Published in 2012 Mid-South Rising Stars — December 2012

Christopher Kittell has been battling identity theft since he was 17 years old.

On his first day as a runner at Lewis & Lewis Attorneys in Clarksdale, Miss., he was asked to help with a big case involving the Fair Credit Reporting Act (FCRA). His initial task: make copies of credit reports. “I didn’t even know what those were,” he says. After all, he was too young to have a credit card.

But he learned fast and found the case fascinating. So much so that FCRA cases are a major part of his practice today.

That first case taught him a thing or two about avoiding identity theft.

“You see more identity theft with family members,” he says. “Everybody’s worried about being on the Internet—and Internet-related theft does happen—but your family members have access to your Social Security number. They know your date of birth. They know all your information.”

In that first case, a Clarksdale man, Terry Cousin, had found mysterious accounts showing up on his credit reports. It gradually became apparent that the culprit was Cousin’s own brother. Cousin wrote to the credit bureaus to try to correct the error, but he hit a wall. “Nobody was listening to him,” Kittell says.

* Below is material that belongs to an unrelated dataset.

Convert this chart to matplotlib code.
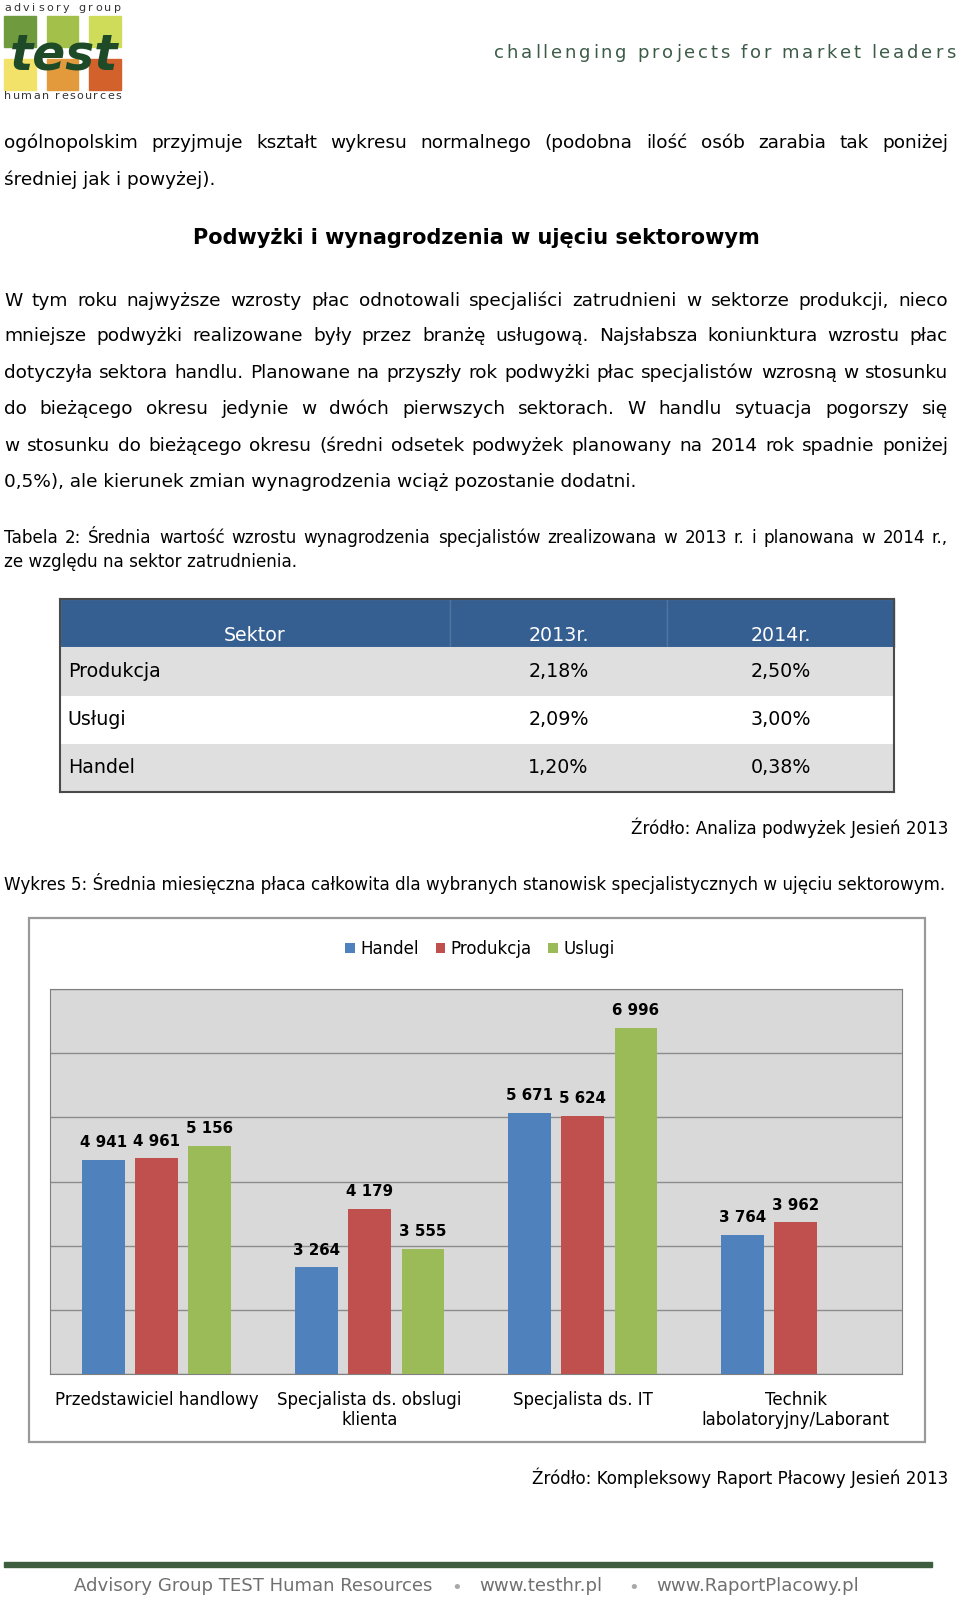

Husband-and-wife attorneys Mike and Pauline Lewis ended up taking on the case, though they assumed it would be small potatoes. “This was the early 1990s, and identity theft wasn’t really known at that time,” Kittell says. “Pauline thought, ‘We’ll just write a few letters and that should take care of it.’” Cousin v. Trans Union Corporation wound up with a $4.5 million verdict against the credit bureau. Kittell, meanwhile, had worked his way up, during summers and school breaks, from runner to paralegal to law clerk to—after graduation from the University of Mississippi School of Law—practicing attorney at Lewis & Lewis. He even helped write the appellate briefs on Cousin’s behalf after Trans Union appealed. Though the punitive damages against Trans Union were reversed, the first suit Kittell filed as an attorney won a six-figure settlement for Cousin against a previously sued creditor who continued to report a fraudulent account in Cousin’s name.

“The [overall] case got national attention,” says Kittell, who now has FCRA cases from around the nation. He continued to work for the Lewises until they retired, and ended up with Merkel & Cocke. Last summer he opened his own practice, Kittell Law Firm, in Hernando, Miss., with his wife, Jennifer, as his paralegal. Kittell takes on both FCRA and personal injury cases—he won a $2.3 million slip-and-fall verdict in 2006 while at Merkel & Cocke.

Despite the fact that the FCRA has been in existence for more than 40 years, relatively few lawyers make it a focus of their careers. Kittell handles both identity theft and simple mix-ups, which can happen when people have similar names or Social Security numbers (also a common occurrence in families). He even blogs on FCRA topics.

In Kittell’s view, the credit bureaus are not a consumer’s friend. “It’s a terrible system,” he says. “It’s one thing to make a mistake on the front end—that’s bad enough. But once you’re told about it, it shouldn’t be hard to fix.” When reports are disputed, the law requires credit bureaus to perform “reasonable” investigations, but Kittell says these may be outsourced, with low-wage workers sometimes juggling many investigations.

“When you put that in front of a jury,” Kittell says, “most of the time they don’t find that ‘reasonable.’”

The damage to credit victims isn’t just financial—it’s emotional. “The worst case I ever had: A guy had his identity stolen, and the thief opened 40 accounts, some ungodly number. He bought a Harley and an Expedition in my client’s name,” Kittell says. “Before my client found me—he was a retired Army captain, a Type A personality who took all the steps he was supposed to take—at his worst point he was sitting in his closet with a gun in his mouth. Luckily, he didn’t pull the trigger.”

In this case, Kittell won his client fair compensation and a clean credit report. “But in the meantime, they caught the thief on the Harley,” Kittell says. “He was caught, prosecuted, convicted, served his time, and got out of jail before my client got his credit report fixed.”

Kittell takes each case seriously. “I get fired up about it,” he says. “I love getting justice for somebody who deserves it.”